On 02/19/2017 05:46 PM, Guenter Roeck wrote:
Cc: Wolfram for input.
On 02/17/2017 10:25 AM, Niklas Cassel wrote:
From: Niklas Cassel <niklas.cassel@xxxxxxxx>
Checking for timer expiration is done from the softirq TIMER_SOFTIRQ.
Since commit 4cd13c21b207 ("softirq: Let ksoftirqd do its job"),
pending softirqs are no longer always handled immediately, instead,
if there are pending softirqs, and ksoftirqd is in state TASK_RUNNING,
the handling of the softirqs are deferred, and are instead supposed
to be handled by ksoftirqd, when ksoftirqd gets scheduled.
If a user space process with a real-time policy starts to misbehave
by never relinquishing the CPU while ksoftirqd is in state TASK_RUNNING,
what will happen is that all softirqs will get deferred, while ksoftirqd,
which is supposed to handle the deferred softirqs, will never get to run.

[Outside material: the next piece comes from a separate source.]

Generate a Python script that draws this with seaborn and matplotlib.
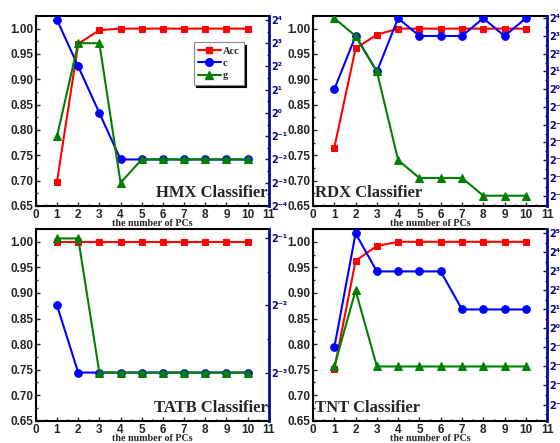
import numpy as np
import matplotlib
matplotlib.use('Agg')
import matplotlib.pyplot as plt
import seaborn as sns
from matplotlib.lines import Line2D
from matplotlib.ticker import MultipleLocator, FixedLocator, FuncFormatter

sns.set_style('ticks')

PCS = [1, 2, 3, 4, 5, 6, 7, 8, 9, 10]

# accuracy (left axis) and SVM parameters c, g (right axis, log2)
HMX_ACC = [0.698, 0.970, 0.997, 1.0, 1.0, 1.0, 1.0, 1.0, 1.0, 1.0]
HMX_C = [16, 4, 1, 0.25, 0.25, 0.25, 0.25, 0.25, 0.25, 0.25]
HMX_G = [0.5, 8, 8, 0.125, 0.25, 0.25, 0.25, 0.25, 0.25, 0.25]

RDX_ACC = [0.765, 0.961, 0.988, 1.0, 1.0, 1.0, 1.0, 1.0, 1.0, 1.0]
RDX_C = [1, 8, 2, 16, 8, 8, 8, 16, 8, 16]
RDX_G = [16, 8, 2, 1/16, 1/32, 1/32, 1/32, 1/64, 1/64, 1/64]

TATB_ACC = [1.0, 1.0, 1.0, 1.0, 1.0, 1.0, 1.0, 1.0, 1.0, 1.0]
TATB_C = [0.25, 0.125, 0.125, 0.125, 0.125, 0.125, 0.125, 0.125, 0.125, 0.125]
TATB_G = [0.5, 0.5, 0.125, 0.125, 0.125, 0.125, 0.125, 0.125, 0.125, 0.125]

TNT_ACC = [0.751, 0.963, 0.992, 1.0, 1.0, 1.0, 1.0, 1.0, 1.0, 1.0]
TNT_C = [0.5, 32, 8, 8, 8, 8, 2, 2, 2, 2]
TNT_G = [0.25, 4, 0.25, 0.25, 0.25, 0.25, 0.25, 0.25, 0.25, 0.25]

PANELS = [
    ('HMX Classifier', HMX_ACC, HMX_C, HMX_G, (-4, 4.17), 'right'),
    ('RDX Classifier', RDX_ACC, RDX_C, RDX_G, (-6.58, 4.13), 'left'),
    ('TATB Classifier', TATB_ACC, TATB_C, TATB_G, (-3.72, -0.86), 'right'),
    ('TNT Classifier', TNT_ACC, TNT_C, TNT_G, (-4.86, 5.23), 'left'),
]

# axes boxes in figure fraction: left, bottom, width, height
BOXES = [
    (0.064, 0.535, 0.416, 0.429),
    (0.559, 0.535, 0.418, 0.429),
    (0.064, 0.050, 0.416, 0.433),
    (0.559, 0.050, 0.418, 0.433),
]

NAVY = '#0a0a8c'
SERIF = 'Liberation Serif'
SANS = 'Liberation Sans'
SUP = str.maketrans('-0123456789', '⁻⁰¹²³⁴⁵⁶⁷⁸⁹')

fig = plt.figure(figsize=(5.6, 4.43), dpi=100)
fig.patch.set_facecolor('white')


def pow2_label(v, pos):
    return '2' + str(int(round(np.log2(v)))).translate(SUP)


for (name, acc, c, g, elim, side), box in zip(PANELS, BOXES):
    ax = fig.add_axes(box)
    ax2 = ax.twinx()

    sns.lineplot(x=PCS, y=acc, ax=ax, color='#ff0000', marker='s', markersize=5,
                 markeredgecolor='#ff0000', linewidth=1.5)
    sns.lineplot(x=PCS, y=c, ax=ax2, color='#0000ff', marker='o', markersize=5.5,
                 markeredgecolor='#0000ff', linewidth=1.5)
    sns.lineplot(x=PCS, y=g, ax=ax2, color='#008000', marker='^', markersize=5.5,
                 markeredgecolor='#008000', linewidth=1.5)

    ax.set_xlim(0, 11)
    ax.set_ylim(0.65, 1.025)
    ax.xaxis.set_major_locator(MultipleLocator(1))
    ax.xaxis.set_minor_locator(MultipleLocator(0.5))
    ax.yaxis.set_major_locator(MultipleLocator(0.05))
    ax.yaxis.set_minor_locator(MultipleLocator(0.025))
    ax.yaxis.set_major_formatter(FuncFormatter(lambda v, p: f'{v:.2f}'))
    ax.tick_params(axis='both', which='both', direction='in', top=False, right=False,
                   labelsize=8.5, pad=2)
    ax.tick_params(which='major', length=3, width=1)
    ax.tick_params(which='minor', length=1.5, width=1)
    for lab in ax.get_xticklabels() + ax.get_yticklabels():
        lab.set_fontfamily(SANS)
        lab.set_fontweight('bold')
    ax.set_xlabel('the number of PCs', fontfamily=SERIF, fontweight='bold',
                  fontsize=7.2, labelpad=-1)
    ax.set_ylabel('')
    for s in ['left', 'top', 'bottom']:
        ax.spines[s].set_linewidth(1.5)
        ax.spines[s].set_color('black')
    ax.spines['right'].set_visible(False)

    ax2.set_yscale('log', base=2)
    ax2.set_ylim(2.0 ** elim[0], 2.0 ** elim[1])
    majors = [2.0 ** k for k in range(int(np.ceil(elim[0])), int(np.floor(elim[1])) + 1)]
    minors = [2.0 ** (k + 0.5) for k in range(int(np.floor(elim[0])), int(np.ceil(elim[1])))]
    ax2.yaxis.set_major_locator(FixedLocator(majors))
    ax2.yaxis.set_minor_locator(FixedLocator(minors))
    ax2.yaxis.set_major_formatter(FuncFormatter(pow2_label))
    ax2.yaxis.set_minor_formatter(FuncFormatter(lambda v, p: ''))
    ax2.tick_params(axis='y', which='both', direction='in', colors=NAVY,
                    labelsize=7, pad=1.5)
    ax2.tick_params(axis='y', which='major', length=3, width=1)
    ax2.tick_params(axis='y', which='minor', length=1.5, width=1)
    for lab in ax2.get_yticklabels():
        lab.set_fontfamily('DejaVu Sans')
        lab.set_fontweight('bold')
    for s in ['left', 'top', 'bottom']:
        ax2.spines[s].set_visible(False)
    ax2.spines['right'].set_color(NAVY)
    ax2.spines['right'].set_linewidth(2)
    ax2.set_ylabel('')

    if side == 'right':
        ax.text(0.995, 0.025, name, transform=ax.transAxes, ha='right', va='bottom',
                fontfamily=SERIF, fontweight='bold', fontsize=12, zorder=5)
    else:
        ax.text(0.01, 0.025, name, transform=ax.transAxes, ha='left', va='bottom',
                fontfamily=SERIF, fontweight='bold', fontsize=12, zorder=5)

    if name.startswith('HMX'):
        handles = [
            Line2D([], [], color='#ff0000', marker='s', markersize=5, linewidth=1.5),
            Line2D([], [], color='#0000ff', marker='o', markersize=5.5, linewidth=1.5),
            Line2D([], [], color='#008000', marker='^', markersize=5.5, linewidth=1.5),
        ]
        leg = ax2.legend(handles, ['Acc', 'c', 'g'], loc='upper left',
                         bbox_to_anchor=(0.655, 0.89), frameon=True, fancybox=False,
                         shadow={'color': 'black', 'alpha': 1}, edgecolor='#888888',
                         framealpha=1, handlelength=2.2, handletextpad=0.2,
                         borderpad=0.4, labelspacing=0.3,
                         prop={'family': SERIF, 'weight': 'bold', 'size': 7.5})
        leg.get_frame().set_linewidth(0.8)

fig.savefig('out.png', dpi=100, facecolor='white')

To make sure that the watchdog is able to fire even when we do not get
to run softirqs, replace the timers with hrtimers.
This makes the driver dependent on HIGH_RES_TIMERS, which is not available
on all architectures. Before adding that restriction, I would like to see
some discussion if this is the only feasible solution.
Is this driver the only one with this problem, or is anything using
timers affected ?
Anything using timers is affected.
The timers will still get incremented, but the code checking for timer
expiration is run from a softirq, which in this case never gets to run,
so the timers will never expire.
Before 4cd13c21b207 ("softirq: Let ksoftirqd do its job"), softirqs
were never deferred, so they always got to run when exiting an irq.
So previously with a user space process using all the CPU, like:
chrt -r 99 sh -c "while :; do :; done"
the softdog would still fire.
If we ask the system to run something all the time,
and the system does that, I don't think we can blame the system.
It is however important that the watchdog can still detect and
fire when this happens. Other drivers, not so much.
I guess another solution would be to modify the if-statements in
kernel/softirq.c to sometimes do the softirq directly, even if ksoftirqd
is in state TASK_RUNNING, if we also meet some other condition.
However, do we want to add that extra complexity?